(Source code of charts)

== == ==

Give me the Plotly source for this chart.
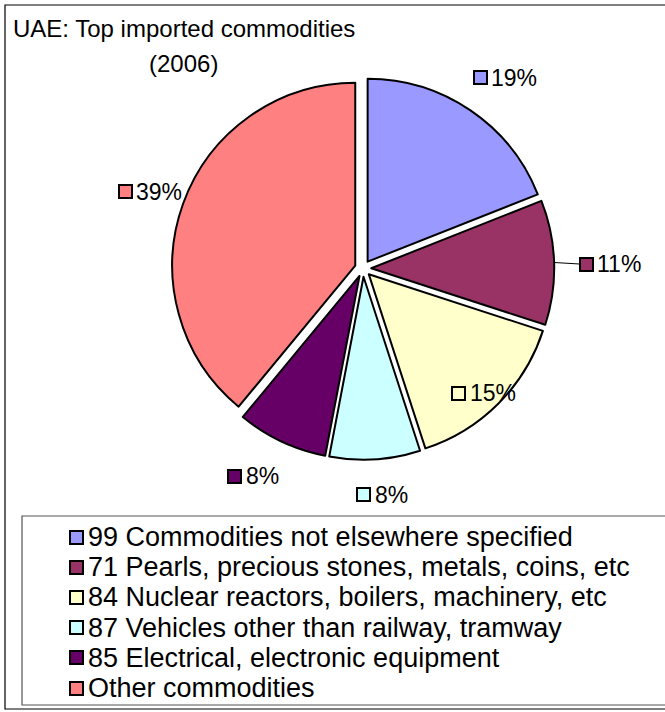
import math
import plotly.graph_objects as go

# Import shares by commodity group (percent of total imports, 2006)
categories = [
    "99 Commodities not elsewhere specified",
    "71 Pearls, precious stones, metals, coins, etc",
    "84 Nuclear reactors, boilers, machinery, etc",
    "87 Vehicles other than railway, tramway",
    "85 Electrical, electronic equipment",
    "Other commodities",
]
shares = [19, 11, 15, 8, 8, 39]
colors = ["#9999FF", "#993366", "#FFFFCC", "#CCFFFF", "#660066", "#FF8080"]

title_lines = ["UAE: Top imported commodities", "(2006)"]

# Canvas and pie geometry (pixels)
W, H = 665, 712
CX, CY, R = 363, 268.5, 183
PULL = 0.045
FONT = "Liberation Sans, Arial, sans-serif"

# Value label placement: distance from pie centre (px) and angular nudge (deg)
label_dist = [224, 223.5, 157, 226, 244, 250]
label_nudge = [-2.7, 0.65, 7.5, 3.35, 6.5, -1.9]
leader = [False, True, False, False, False, False]

# Key box layout
KEY_X, KEY_TEXT_X, KEY_Y0, KEY_STEP = 76, 86, 537, 30.2
SWATCH = 11

half = R * (1 + PULL)
dom_x = [(CX - half) / W, (CX + half) / W]
dom_y = [1 - (CY + half) / H, 1 - (CY - half) / H]

fig = go.Figure()

fig.add_trace(go.Pie(
    labels=categories,
    values=shares,
    sort=False,
    direction="clockwise",
    rotation=0,
    pull=[PULL] * len(shares),
    marker=dict(colors=colors, line=dict(color="black", width=2)),
    textinfo="none",
    hoverinfo="label+percent",
    domain=dict(x=dom_x, y=dom_y),
))


def swatch(x, y, color):
    """Small bordered colour square drawn above the pie."""
    return dict(text=" ", x=x, y=y, xref="x", yref="y",
                xanchor="center", yanchor="middle", showarrow=False,
                width=SWATCH, height=SWATCH, bgcolor=color,
                bordercolor="black", borderwidth=2, borderpad=0,
                font=dict(size=6))


def label(text, x, y, size):
    return dict(text=text, x=x, y=y, xref="x", yref="y",
                xanchor="left", yanchor="middle", showarrow=False,
                font=dict(family=FONT, size=size, color="black"))


annotations = [
    dict(text=title_lines[0], x=184, y=28, xref="x", yref="y",
         xanchor="center", yanchor="middle", showarrow=False,
         font=dict(family=FONT, size=24, color="black")),
    dict(text=title_lines[1], x=183, y=63, xref="x", yref="y",
         xanchor="center", yanchor="middle", showarrow=False,
         font=dict(family=FONT, size=24, color="black")),
]

# Outside value labels with a colour key square
total = sum(shares)
lead_x, lead_y = [], []
cum = 0
for v, c, d, n, has_leader in zip(shares, colors, label_dist, label_nudge, leader):
    mid = 360.0 * (cum + v / 2) / total
    cum += v
    a = math.radians(mid + n)
    px, py = CX + d * math.sin(a), CY - d * math.cos(a)
    annotations.append(swatch(px, py, c))
    annotations.append(label(f"{round(100 * v / total)}%", px + 9, py, 23))
    if has_leader:
        m = math.radians(mid)
        lead_x += [CX + half * math.sin(m), px - 7, None]
        lead_y += [CY - half * math.cos(m), py, None]

fig.add_trace(go.Scatter(
    x=lead_x, y=lead_y, mode="lines",
    line=dict(color="black", width=1),
    showlegend=False, hoverinfo="skip", cliponaxis=False,
))

# Category key
for i, (name, c) in enumerate(zip(categories, colors)):
    y = KEY_Y0 + i * KEY_STEP
    annotations.append(swatch(KEY_X, y, c))
    annotations.append(label(name, KEY_TEXT_X, y, 27))

# Chart frame and key frame
shapes = [
    dict(type="rect", xref="x", yref="y", x0=5, y0=5, x1=W + 20, y1=709,
         line=dict(color="black", width=1.2), fillcolor="rgba(0,0,0,0)", layer="below"),
    dict(type="rect", xref="x", yref="y", x0=22, y0=516, x1=W + 20, y1=705,
         line=dict(color="#555555", width=1.2), fillcolor="rgba(0,0,0,0)", layer="below"),
]

fig.update_layout(
    width=W, height=H,
    margin=dict(l=0, r=0, t=0, b=0, autoexpand=False),
    paper_bgcolor="white", plot_bgcolor="white",
    xaxis=dict(range=[0, W], visible=False, fixedrange=True, domain=[0, 1]),
    yaxis=dict(range=[H, 0], visible=False, fixedrange=True, domain=[0, 1]),
    shapes=shapes,
    annotations=annotations,
    showlegend=False,
)

fig.write_html("out.html")
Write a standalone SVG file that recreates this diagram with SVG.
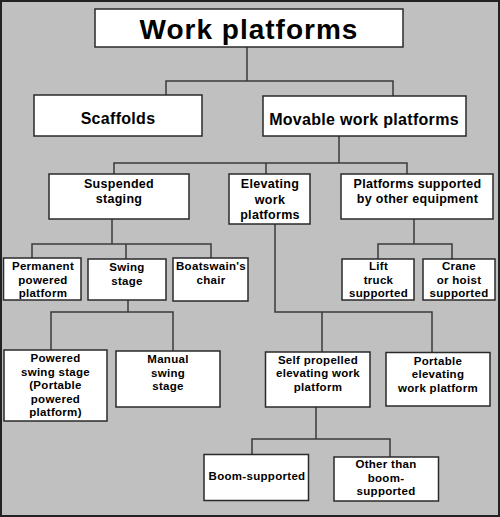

== == ==

• **WRITTEN REQUEST**
Look through the entries above and report each line where the string "this" occurs.

• **COMPLETED TASK**
Give me the Plotly source for this chart.
Write a standalone SVG file that recreates this diagram with SVG.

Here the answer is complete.